Gutter guards are worth it for San Diego homeowners with overhanging eucalyptus, jacaranda, or pine trees, especially on two-story homes where ladder access is a genuine safety concern. For everyone else, they reduce how often you clean but don’t eliminate it. Whether the math works depends on your tree situation, your roof height, and which product you buy.

Here’s the honest buying guide.

What gutter guards actually do (and don’t do)

The pitch for gutter guards is simple: cover the gutter, keep debris out, never clean again. The reality is more useful than that, and more honest.

A good gutter guard reduces the frequency of cleaning, slows clogging, and cuts down on the worst clogs that send water cascading over your fascia board. What it doesn’t do is seal your gutters against all organic debris forever.

Every type of guard eventually needs maintenance. What changes is the interval. A home with no guards may need cleaning twice a year. The same home with a quality micro-mesh guard might get by once every two years. That gap is where the value lives, and in San Diego it depends entirely on what trees are sitting over your roofline.

The San Diego debris problem

San Diego has unusually low annual rainfall, which means gutters aren’t flushing themselves. What they are doing is catching debris from some of the most prolific drop trees in Southern California.

Eucalyptus is the main offender. It sheds bark strips, seed pods, and long strappy leaves year-round, not just in fall. One mature eucalyptus overhanging a roofline can fill a gutter in a month. Jacaranda drops sticky flowers in late spring that compact into a dense mat and hold moisture against your fascia. Palm fronds and palm seeds pack tightly and don’t flush easily.
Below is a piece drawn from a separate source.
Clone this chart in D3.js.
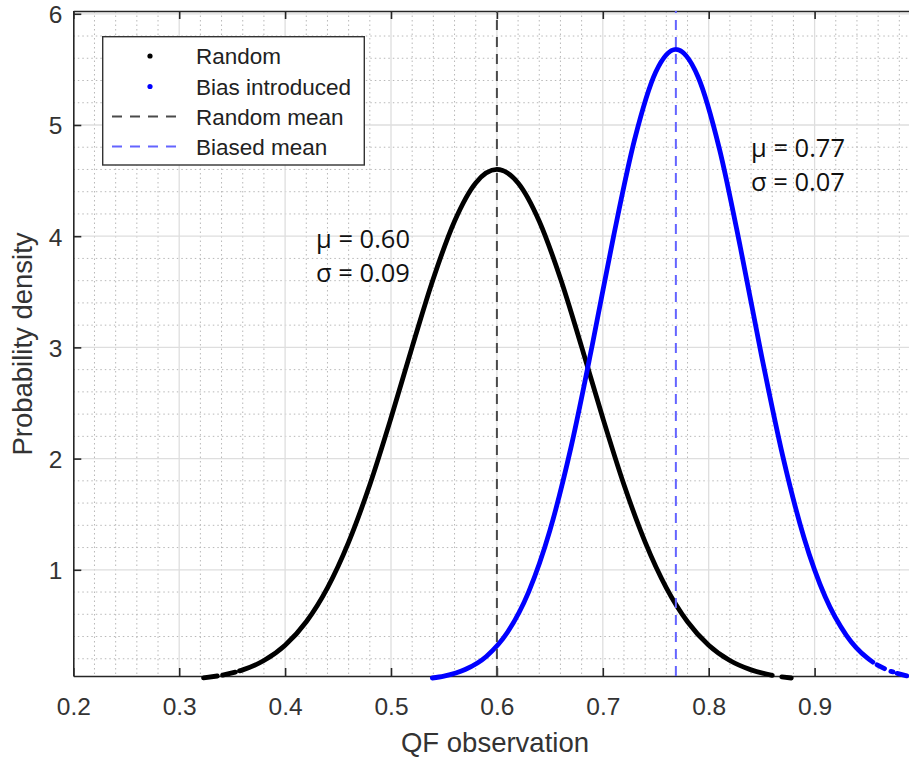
<!DOCTYPE html>
<html>
<head>
<meta charset="utf-8">
<script src="https://cdn.jsdelivr.net/npm/d3@7/dist/d3.min.js"></script>
<style>
  html, body { margin: 0; padding: 0; background: #fff; }
  svg { display: block; }
</style>
</head>
<body>
<svg id="chart" width="909" height="760"></svg>
<script>
// ---------------- data ----------------
const xTickValues = [0.2, 0.3, 0.4, 0.5, 0.6, 0.7, 0.8, 0.9];
const xTickLabels = ["0.2", "0.3", "0.4", "0.5", "0.6", "0.7", "0.8", "0.9"];
const yTickValues = [1, 2, 3, 4, 5, 6];
const yTickLabels = ["1", "2", "3", "4", "5", "6"];

// "Random" observations (sorted), null = gap between sparse samples
const randomX = [0.323, 0.336, 0.338, 0.341, 0.353, 0.355, 0.357, 0.36, 0.38, 0.40, 0.42, 0.44, 0.46, 0.48, 0.50, 0.52, 0.54, 0.56, 0.58, 0.60, 0.62, 0.64, 0.66, 0.68, 0.70, 0.72, 0.74, 0.76, 0.78, 0.80, 0.82, 0.84, 0.86, 0.865, 0.869, 0.878];
const randomY = [0.028, 0.045, null, 0.053, 0.080, null, 0.091, 0.100, 0.184, 0.322, 0.533, 0.838, 1.249, 1.765, 2.365, 3.005, 3.620, 4.135, 4.479, 4.600, 4.479, 4.135, 3.620, 3.005, 2.365, 1.765, 1.249, 0.838, 0.533, 0.322, 0.184, 0.100, 0.051, null, 0.037, 0.027];

// "Bias introduced" observations (sorted)
const biasX = [0.539, 0.55, 0.57, 0.59, 0.61, 0.63, 0.65, 0.67, 0.69, 0.71, 0.73, 0.75, 0.769, 0.79, 0.81, 0.83, 0.85, 0.87, 0.89, 0.91, 0.93, 0.95, 0.955, 0.957, 0.959, 0.966, 0.969, 0.972, 0.974, 0.976, 0.978, 0.987];
const biasY = [0.027, 0.044, 0.103, 0.221, 0.438, 0.802, 1.352, 2.103, 3.018, 3.991, 4.868, 5.476, 5.680, 5.432, 4.790, 3.895, 2.921, 2.020, 1.288, 0.757, 0.411, 0.205, 0.170, null, 0.146, 0.111, null, 0.086, 0.082, null, 0.068, 0.046];

const randomMean = 0.60, randomSigma = 0.09;
const biasedMean = 0.769, biasedMeanLabel = "0.77", biasedSigma = 0.07;

const legendLabels = ["Random", "Bias introduced", "Random mean", "Biased mean"];

// ---------------- layout ----------------
const svg = d3.select("#chart");
const plotLeft = 73.3, plotTop = 11, plotBottom = 676;
const x = d3.scaleLinear().domain([0.2, 1.0]).range([plotLeft, 920.5]);
const y = d3.scaleLinear().domain([0.045, 6.025]).range([plotBottom, plotTop]);
const axisColor = "#262626";
const fontMain = "'Liberation Sans', Arial, sans-serif";

const g = svg.append("g");

// minor grid
const xMinor = d3.range(0.22, 1.0, 0.02).filter(v => Math.abs(v * 10 - Math.round(v * 10)) > 1e-6);
const yMinor = d3.range(0.2, 6.0, 0.2).filter(v => Math.abs(v - Math.round(v)) > 1e-6);
g.selectAll(".xminor").data(xMinor).join("line")
  .attr("x1", d => x(d)).attr("x2", d => x(d))
  .attr("y1", plotTop).attr("y2", plotBottom)
  .attr("stroke", "#b8b8b8").attr("stroke-width", 1).attr("stroke-dasharray", "1.5,3");
g.selectAll(".yminor").data(yMinor).join("line")
  .attr("x1", plotLeft).attr("x2", 909)
  .attr("y1", d => y(d)).attr("y2", d => y(d))
  .attr("stroke", "#b8b8b8").attr("stroke-width", 1).attr("stroke-dasharray", "1.5,3");

// major grid
g.selectAll(".xmajor").data(xTickValues.slice(1)).join("line")
  .attr("x1", d => x(d)).attr("x2", d => x(d))
  .attr("y1", plotTop).attr("y2", plotBottom)
  .attr("stroke", "#dedede").attr("stroke-width", 1.3);
g.selectAll(".ymajor").data(yTickValues).join("line")
  .attr("x1", plotLeft).attr("x2", 909)
  .attr("y1", d => y(d)).attr("y2", d => y(d))
  .attr("stroke", "#dedede").attr("stroke-width", 1.3);

// axes (MATLAB style, inward ticks, box)
const xAxisB = d3.axisBottom(x).tickValues(xTickValues).tickSizeInner(-8).tickSizeOuter(0)
  .tickFormat((d, i) => xTickLabels[i]);
const gxb = svg.append("g").attr("transform", `translate(0,${plotBottom})`).call(xAxisB);
const xAxisT = d3.axisTop(x).tickValues(xTickValues).tickSizeInner(-8).tickSizeOuter(0).tickFormat("");
const gxt = svg.append("g").attr("transform", `translate(0,${plotTop})`).call(xAxisT);
const yAxisL = d3.axisLeft(y).tickValues(yTickValues).tickSizeInner(-8).tickSizeOuter(0)
  .tickFormat((d, i) => yTickLabels[i]);
const gyl = svg.append("g").attr("transform", `translate(${plotLeft},0)`).call(yAxisL);

[gxb, gxt, gyl].forEach(a => {
  a.select(".domain").attr("stroke", axisColor).attr("stroke-width", 1.6);
  a.selectAll(".tick line").attr("stroke", axisColor).attr("stroke-width", 1.6);
  a.selectAll(".tick text").attr("fill", "#333").style("font-family", fontMain).style("font-size", "24.5px");
});
gxb.selectAll(".tick text").attr("y", 39).attr("dy", null);
gyl.selectAll(".tick text").attr("x", -11).attr("dy", "0.36em");

// axis labels
svg.append("text").attr("x", 495).attr("y", 752).attr("text-anchor", "middle")
  .attr("fill", "#333").style("font-family", fontMain).style("font-size", "27.5px")
  .text("QF observation");
svg.append("text").attr("transform", "translate(32,344) rotate(-90)").attr("text-anchor", "middle")
  .attr("fill", "#333").style("font-family", fontMain).style("font-size", "27.5px")
  .text("Probability density");

// curves
const pts = (xs, ys) => xs.map((v, i) => [v, ys[i]]);
const line = d3.line().defined(d => d[1] !== null).x(d => x(d[0])).y(d => y(d[1])).curve(d3.curveMonotoneX);
svg.append("path").datum(pts(randomX, randomY)).attr("d", line)
  .attr("fill", "none").attr("stroke", "#000").attr("stroke-width", 4.8)
  .attr("stroke-linecap", "round").attr("stroke-linejoin", "round");
svg.append("path").datum(pts(biasX, biasY)).attr("d", line)
  .attr("fill", "none").attr("stroke", "#0000ff").attr("stroke-width", 4.8)
  .attr("stroke-linecap", "round").attr("stroke-linejoin", "round");

// mean lines
svg.append("line").attr("x1", x(randomMean)).attr("x2", x(randomMean)).attr("y1", plotBottom).attr("y2", plotTop)
  .attr("stroke", "#4a4a4a").attr("stroke-width", 2).attr("stroke-dasharray", "10,7");
svg.append("line").attr("x1", x(biasedMean)).attr("x2", x(biasedMean)).attr("y1", plotBottom).attr("y2", plotTop)
  .attr("stroke", "#6464ff").attr("stroke-width", 2).attr("stroke-dasharray", "10,7");

// annotations
const annFont = "'Open Sans', 'Noto Sans', sans-serif";
function ann(px, py, txt) {
  svg.append("text").attr("x", px).attr("y", py).attr("fill", "#111")
    .style("font-family", annFont).style("font-size", "25.5px").text(txt);
}
ann(316, 248, "μ = " + randomMean.toFixed(2));
ann(316, 282, "σ = " + randomSigma.toFixed(2));
ann(751, 157, "μ = " + biasedMeanLabel);
ann(751, 191, "σ = " + biasedSigma.toFixed(2));

// legend
const lg = svg.append("g");
lg.append("rect").attr("x", 102.7).attr("y", 36.7).attr("width", 261.6).attr("height", 128.3)
  .attr("fill", "#fff").attr("stroke", "#333").attr("stroke-width", 1.4);
const rowY = [56, 86.5, 116.5, 146.5];
const legendColors = ["#000", "#0000ff", "#4a4a4a", "#6464ff"];
legendLabels.forEach((lab, i) => {
  if (i < 2) {
    lg.append("circle").attr("cx", 150).attr("cy", rowY[i]).attr("r", 2.6).attr("fill", legendColors[i]);
  } else {
    lg.append("line").attr("x1", 112).attr("x2", 182).attr("y1", rowY[i]).attr("y2", rowY[i])
      .attr("stroke", legendColors[i]).attr("stroke-width", 2).attr("stroke-dasharray", "10,8");
  }
  lg.append("text").attr("x", 196).attr("y", rowY[i] + 8).attr("fill", "#222")
    .style("font-family", fontMain).style("font-size", "22.5px").text(lab);
});
</script>
</body>
</html>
Pine needles slide through wider-mesh guards without effort and then pack at the downspout.

Santa Ana conditions add another layer. Wind events blow fine debris and dust into gutters from trees and yards blocks away. After a bad Santa Ana, gutters that looked fine the week before can be half-full of grit and leaf fragments.

That combination, low rain plus constant debris plus periodic high-wind events, makes San Diego harder on gutters than many wetter climates where rainfall keeps things moving.

Types of gutter guards and how they perform here

Screen and mesh guards

Screen guards are the most common and the most affordable, running roughly $1 to $3 per linear foot installed. They block larger debris but let pine needles, jacaranda petals, and fine grit pass through or sit on top of the screen where they decompose and compact.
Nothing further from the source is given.